Gallup City Council to Review 10-Year Infrastructure and Improvement Plan Monday
Gallup's 10-year capital plan is on the agenda Monday at El Morro; street repairs, water upgrades and park projects could shape your block through 2036.

The potholes on your street, the water main under your block, the park your kids use: all of those could land on a city priority list Monday when Mayor Marc DePauli and the Gallup City Council sit down at 9 a.m. at the El Morro Events Center to review the Fiscal Year 2027-2036 Community Improvement Plan.
The 10-year CIP is the document that determines which capital projects get funded, in what order, and through what financing method, whether bonds, federal grants, or direct appropriations.
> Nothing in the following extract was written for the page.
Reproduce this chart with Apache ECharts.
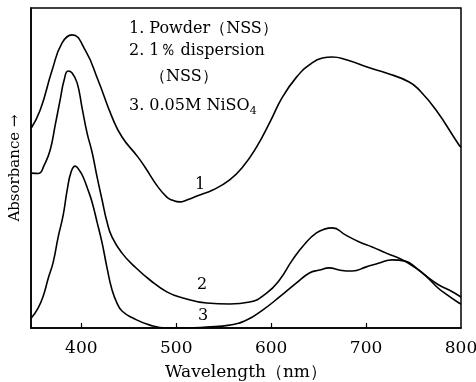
<!DOCTYPE html>
<html>
<head>
<meta charset="utf-8">
<script src="https://cdn.jsdelivr.net/npm/echarts@6/dist/echarts.min.js"></script>
<style>html,body{margin:0;padding:0;background:#fff}#c{width:476px;height:382px}</style>
</head>
<body>
<div id="c"></div>
<script>
// Curve 1: Powder (NSS)
const wl1 = [347.3,356.7,369.3,379.8,390.3,404.0,417.6,432.4,442.9,459.7,467.0,480.7,490.1,495.4,503.8,511.1,524.8,538.4,556.3,570.0,584.7,598.3,612.0,626.7,640.3,654.0,664.5,679.2,703.4,721.2,745.4,755.9,773.7,797.9,800];
const abs1 = [62.5,68.1,80.6,89.1,91.6,86.9,77.5,65.9,59.7,53.4,50.3,44.1,40.9,40.0,39.4,40.0,41.6,43.1,46.3,50.3,56.6,64.1,72.2,78.4,82.2,84.4,84.7,83.8,81.3,79.7,76.9,74.4,68.1,57.2,56.5];
// Curve 2: 1% dispersion (NSS)
const wl2 = [347.3,355.0,361.0,367.2,372.5,377.7,381.9,386.1,390.3,395.6,400.8,406.1,411.3,416.6,421.9,427.1,432.4,442.9,456.5,472.3,490.1,506.9,532.1,556.3,577.3,595.2,608.8,622.5,637.2,647.7,656.1,664.5,678.2,692.9,706.5,721.2,738.0,750.6,763.2,775.8,788.0,800];
const abs2 = [48.4,48.3,51.0,55.6,63.4,71.3,77.5,80.3,79.7,76.6,68.8,60.9,55.0,47.2,40.0,33.1,28.4,23.4,19.1,15.0,11.3,9.4,7.8,7.5,8.1,10.9,15.0,21.3,26.9,29.7,30.9,31.3,29.1,26.9,25.3,23.4,21.3,19.1,16.3,13.6,11.8,9.7];
// Curve 3: 0.05M NiSO4
const wl3 = [347.3,354.6,359.9,365.1,370.4,375.6,380.9,385.1,389.3,393.5,397.7,401.9,407.1,411.3,416.6,421.9,427.1,432.4,437.6,442.9,454.4,472.3,490.1,511.1,532.1,556.3,574.2,591.0,608.8,626.7,640.3,650.8,661.3,671.8,685.5,700.2,713.9,727.5,741.2,752.7,764.3,775.8,784.2,797.9,800];
const abs3 = [3.1,6.3,10.0,15.5,20.6,28.4,35.3,43.1,48.8,50.6,49.4,47.2,43.1,39.4,33.1,26.6,18.8,11.9,7.8,5.3,3.1,0.9,0,0,0.3,0.9,2.5,5.6,9.7,14.1,17.2,18.1,18.8,18.1,17.8,19.1,20.3,21.3,20.9,18.8,15.9,12.5,10.6,7.8,7.5];

const xTickLabels = [400,500,600,700,800];
const xTicks = [400,500,600,700];
const legendLines = ['1. Powder（NSS）','2. 1％ dispersion','（NSS）','3. 0.05M NiSO'];
const curveNames = ['1','2','3'];

const FONT = '"DejaVu Serif","Liberation Serif",serif';
const zip = (a,b) => a.map((v,i)=>[v,b[i]]);

const chart = echarts.init(document.getElementById('c'), null, {renderer:'canvas'});
const lineSeries = (d) => ({
  type:'line', data:d, smooth:0.5, showSymbol:false, symbol:'none',
  lineStyle:{color:'#000', width:1.6}, animation:false, clip:true
});
chart.setOption({
  backgroundColor:'#fff',
  animation:false,
  grid:{left:31,right:15,top:8,bottom:54,outerBoundsMode:'none',containLabel:false,show:true,borderColor:'#000',borderWidth:1.5,backgroundColor:'transparent'},
  xAxis:{
    type:'value', min:347, max:800,
    name:'Wavelength（nm）', nameLocation:'middle', nameGap:36,
    nameTextStyle:{fontFamily:FONT,fontSize:17,color:'#000'},
    axisLine:{show:true,lineStyle:{color:'#000',width:1.5}},
    axisTick:{show:true,inside:true,length:5,customValues:xTicks,lineStyle:{color:'#000',width:1.2}},
    axisLabel:{customValues:xTickLabels,fontFamily:FONT,fontSize:17,color:'#000',margin:12},
    splitLine:{show:false}
  },
  yAxis:{
    type:'value', min:0, max:100,
    name:'Absorbance →', nameLocation:'middle', nameGap:8, nameRotate:90,
    nameTextStyle:{fontFamily:FONT,fontSize:15,color:'#000'},
    axisLine:{show:true,lineStyle:{color:'#000',width:1.5}},
    axisTick:{show:false}, axisLabel:{show:false}, splitLine:{show:false}
  },
  series:[lineSeries(zip(wl1,abs1)), lineSeries(zip(wl2,abs2)), lineSeries(zip(wl3,abs3))],
  graphic:[
    {type:'text',left:129,top:21,style:{text:legendLines[0],font:'16px '+FONT,fill:'#000'}},
    {type:'text',left:129,top:43,style:{text:legendLines[1],font:'16px '+FONT,fill:'#000'}},
    {type:'text',left:150,top:69,style:{text:legendLines[2],font:'16px '+FONT,fill:'#000'}},
    {type:'text',left:129,top:98,style:{
      rich:{s:{fontSize:11,fontFamily:FONT,padding:[11,0,0,0]}},
      text:legendLines[3]+'{s|4}', font:'16px '+FONT, fill:'#000'}},
    {type:'text',left:195,top:177,style:{text:curveNames[0],font:'16px '+FONT,fill:'#000'}},
    {type:'text',left:197,top:277,style:{text:curveNames[1],font:'16px '+FONT,fill:'#000'}},
    {type:'text',left:198,top:308,style:{text:curveNames[2],font:'16px '+FONT,fill:'#000'}}
  ]
});
</script>
</body>
</html>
Streets, water and sewer lines, public-safety facilities, parks, and downtown infrastructure along Historic Route 66 are the categories a plan of this scope typically addresses. City Manager Frank Chiapetti is expected to join council at the 210 South Second Street venue for the staff presentation.
The April 6 work session is a discussion, not a vote, but the priorities settled here feed directly into the next budget cycle and shape which grant applications the city pursues. That makes the room worth showing up to.
Anyone attending or submitting comment should come prepared with pointed questions. Which projects rank highest, and what is the estimated cost of each? How does the city plan to pay, through bonds, state money, or federal programs? What is the realistic construction timeline for the top priorities? And is there a formal public comment period before the CIP is adopted, and how does a resident submit written input?

The City Clerk's office can confirm comment procedures before Monday. For those who can't reach the El Morro Events Center by 9 a.m., Gallup has previously offered online viewing through its Agenda Center and social channels.
Because Gallup is the McKinley County seat, the CIP carries weight well beyond city limits. Infrastructure decisions here anchor collaborative grant applications with the county and influence emergency-services planning across the region, which means the April 6 session is an early marker in a capital-planning cycle that will take years to play out.
The agenda was posted April 2 on the city's public Agenda Center.